若手研究者に聞く-奨励賞受賞者からのコメント-

生命現象の分子基盤解析九州大学大学院理学研究院 生物科学部門
小柴 琢己

私が学位h25_2[1]を取得してから早12年が過ぎようとしています。大学院生当時、私は北海道大学・新田勝利教授のもとで、球状タンパク質のフォールディングに関する熱力学的な解析(生物物理学)を行っておりました。卒業が現実味を帯びてきたミレニアム(2000年)辺りに、今後の進路について真剣に考え始めるようになりました。今思えば非常に安直な思い付きだったのですが、卒業後はとりあえずアメリカへ渡り、そこで何年か研究生活を行いたいと考えておりました(その先まではあまり深く考えずに)。アメリカを留学先として選んだ理由としては、非常にライフサイエンス分野の研究レベルが高いことや、これまでの研究と少し方向性を変える際に異国の方が気兼ねがない点、また当時、野茂投手(ドジャース)が大リーグで華々しい活躍を魅せていたことも大いに私の気持ちを昂らせてくれました。

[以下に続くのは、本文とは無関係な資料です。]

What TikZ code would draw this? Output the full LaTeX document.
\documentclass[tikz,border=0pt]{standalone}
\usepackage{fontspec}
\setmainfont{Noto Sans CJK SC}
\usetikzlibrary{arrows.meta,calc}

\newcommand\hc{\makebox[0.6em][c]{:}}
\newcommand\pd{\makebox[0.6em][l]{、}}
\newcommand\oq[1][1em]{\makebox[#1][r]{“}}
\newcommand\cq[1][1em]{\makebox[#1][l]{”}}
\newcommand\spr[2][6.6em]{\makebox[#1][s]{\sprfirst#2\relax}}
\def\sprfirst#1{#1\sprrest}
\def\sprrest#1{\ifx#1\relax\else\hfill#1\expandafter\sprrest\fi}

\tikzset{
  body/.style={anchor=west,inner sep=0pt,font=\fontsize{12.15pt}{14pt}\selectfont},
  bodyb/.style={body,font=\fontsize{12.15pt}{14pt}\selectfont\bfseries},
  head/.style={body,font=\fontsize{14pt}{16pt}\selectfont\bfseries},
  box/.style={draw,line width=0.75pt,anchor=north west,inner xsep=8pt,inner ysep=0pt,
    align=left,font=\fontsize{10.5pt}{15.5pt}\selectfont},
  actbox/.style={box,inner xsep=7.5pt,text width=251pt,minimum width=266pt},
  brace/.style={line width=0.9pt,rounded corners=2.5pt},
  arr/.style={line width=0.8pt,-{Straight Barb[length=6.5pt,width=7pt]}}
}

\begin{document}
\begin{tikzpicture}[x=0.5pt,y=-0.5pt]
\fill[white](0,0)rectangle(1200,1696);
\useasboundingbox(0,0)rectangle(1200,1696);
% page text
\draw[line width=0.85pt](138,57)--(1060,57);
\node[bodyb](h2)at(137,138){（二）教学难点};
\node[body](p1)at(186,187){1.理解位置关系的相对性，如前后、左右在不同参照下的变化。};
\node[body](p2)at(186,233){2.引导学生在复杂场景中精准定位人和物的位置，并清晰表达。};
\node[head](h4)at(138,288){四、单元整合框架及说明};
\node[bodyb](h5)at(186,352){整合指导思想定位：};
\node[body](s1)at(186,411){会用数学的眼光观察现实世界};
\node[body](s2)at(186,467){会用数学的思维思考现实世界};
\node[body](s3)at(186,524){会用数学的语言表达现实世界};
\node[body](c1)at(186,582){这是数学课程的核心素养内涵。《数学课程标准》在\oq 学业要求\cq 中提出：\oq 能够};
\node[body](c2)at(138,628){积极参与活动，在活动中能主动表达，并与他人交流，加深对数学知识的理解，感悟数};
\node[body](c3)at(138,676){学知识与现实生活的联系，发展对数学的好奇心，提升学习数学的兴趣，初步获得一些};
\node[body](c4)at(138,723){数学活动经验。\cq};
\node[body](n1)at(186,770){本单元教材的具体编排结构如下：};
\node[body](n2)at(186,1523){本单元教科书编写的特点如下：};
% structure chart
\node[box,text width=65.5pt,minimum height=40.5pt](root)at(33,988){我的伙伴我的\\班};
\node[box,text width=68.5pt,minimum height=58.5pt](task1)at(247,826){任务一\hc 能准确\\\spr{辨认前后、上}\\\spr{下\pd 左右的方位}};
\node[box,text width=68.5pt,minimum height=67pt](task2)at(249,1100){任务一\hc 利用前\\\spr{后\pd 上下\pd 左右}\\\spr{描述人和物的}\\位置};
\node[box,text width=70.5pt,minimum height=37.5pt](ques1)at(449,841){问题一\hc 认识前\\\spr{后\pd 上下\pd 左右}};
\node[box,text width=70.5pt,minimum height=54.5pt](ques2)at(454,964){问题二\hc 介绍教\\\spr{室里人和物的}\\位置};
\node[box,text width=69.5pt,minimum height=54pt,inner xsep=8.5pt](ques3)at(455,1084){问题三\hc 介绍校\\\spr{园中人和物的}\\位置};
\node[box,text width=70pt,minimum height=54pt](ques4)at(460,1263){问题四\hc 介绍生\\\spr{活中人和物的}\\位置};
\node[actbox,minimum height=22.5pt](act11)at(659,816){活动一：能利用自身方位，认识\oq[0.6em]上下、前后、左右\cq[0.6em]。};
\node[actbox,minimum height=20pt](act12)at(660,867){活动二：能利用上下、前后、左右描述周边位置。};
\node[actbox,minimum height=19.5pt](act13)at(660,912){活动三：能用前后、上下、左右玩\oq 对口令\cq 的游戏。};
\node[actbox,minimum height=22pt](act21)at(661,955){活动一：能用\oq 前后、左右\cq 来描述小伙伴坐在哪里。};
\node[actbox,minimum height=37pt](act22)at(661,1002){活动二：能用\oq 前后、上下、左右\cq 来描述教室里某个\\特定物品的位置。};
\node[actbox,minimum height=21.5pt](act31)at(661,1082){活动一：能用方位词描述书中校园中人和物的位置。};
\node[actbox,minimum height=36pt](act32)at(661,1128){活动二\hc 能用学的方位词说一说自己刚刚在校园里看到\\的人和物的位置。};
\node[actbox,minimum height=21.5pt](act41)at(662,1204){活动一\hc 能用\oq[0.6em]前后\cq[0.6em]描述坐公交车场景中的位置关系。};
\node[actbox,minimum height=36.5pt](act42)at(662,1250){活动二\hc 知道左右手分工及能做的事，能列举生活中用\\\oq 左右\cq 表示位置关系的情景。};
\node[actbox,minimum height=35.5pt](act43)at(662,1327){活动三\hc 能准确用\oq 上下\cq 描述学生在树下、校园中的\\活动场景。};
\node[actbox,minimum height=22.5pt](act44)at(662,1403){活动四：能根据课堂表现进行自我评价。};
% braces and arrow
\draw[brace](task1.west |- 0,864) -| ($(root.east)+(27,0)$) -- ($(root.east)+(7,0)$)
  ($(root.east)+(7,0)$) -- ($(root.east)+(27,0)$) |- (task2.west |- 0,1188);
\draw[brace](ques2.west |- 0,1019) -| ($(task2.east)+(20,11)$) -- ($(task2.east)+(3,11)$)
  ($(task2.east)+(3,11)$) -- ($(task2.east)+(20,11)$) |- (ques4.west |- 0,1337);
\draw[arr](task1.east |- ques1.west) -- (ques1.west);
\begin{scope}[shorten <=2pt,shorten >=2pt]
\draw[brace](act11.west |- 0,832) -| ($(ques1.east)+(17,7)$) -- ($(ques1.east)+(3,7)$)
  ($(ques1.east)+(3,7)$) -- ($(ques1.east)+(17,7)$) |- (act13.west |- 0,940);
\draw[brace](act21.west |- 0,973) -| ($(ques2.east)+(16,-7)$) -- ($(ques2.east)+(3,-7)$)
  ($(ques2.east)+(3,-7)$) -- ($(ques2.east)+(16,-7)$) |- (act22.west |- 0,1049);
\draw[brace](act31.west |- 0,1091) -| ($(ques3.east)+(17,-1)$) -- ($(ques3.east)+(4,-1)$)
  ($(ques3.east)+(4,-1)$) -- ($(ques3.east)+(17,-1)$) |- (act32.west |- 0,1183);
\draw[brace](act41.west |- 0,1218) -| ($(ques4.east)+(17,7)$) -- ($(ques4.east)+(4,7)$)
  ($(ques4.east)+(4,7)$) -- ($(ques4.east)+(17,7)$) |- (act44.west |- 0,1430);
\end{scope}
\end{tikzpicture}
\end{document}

 そのような時に、Peter Kim教授(現・Merck)らにより発表された、ある論文(Chan et al., Cell, 1997)が私の目に留まったのです。その論文の詳しい内容については割愛するとして、簡単に説明すると「ウイルスが細胞に感染する過程を分子レベルで綺麗に説明したもの」でした。この時に、これまで生体物質として捉えていたタンパク質が生命現象と本当に繋がっていることを肌で感じた瞬間でした。(教科書的には、酵素が生化学的な現象を調節していることは理解していたつもりでしたが。)結局、この論文のファーストオーサーであったDavid Chanの研究室(カリフォルニア工科大学)に留学することになり、前半はHIV-1に関する研究、後半は研究テーマが変わり、現在まで続くことになる「ミトコンドリア」に関する研究を上記の点を意識して行ってきました。

 私たちがいま取り組んでいるミトコンドリア・ダイナミクス(現象)は、ようやくその認知度が徐々に増してきてはいますが、未だその生理的な意義をはじめ、分子レベルでの作用機序など、不明な点が多く存在しており、今後の研究課題としては事欠かない状況です。これからどのような切り口で研究を展開していくのか? この問いには、もちろんミトコンドリア・ダイナミクスに関与する様々な生理機能を突き詰めたいと答えますが、やはり最終的には分子レベルでその生命現象を解き明かせれば研究冥利に尽きるのですが。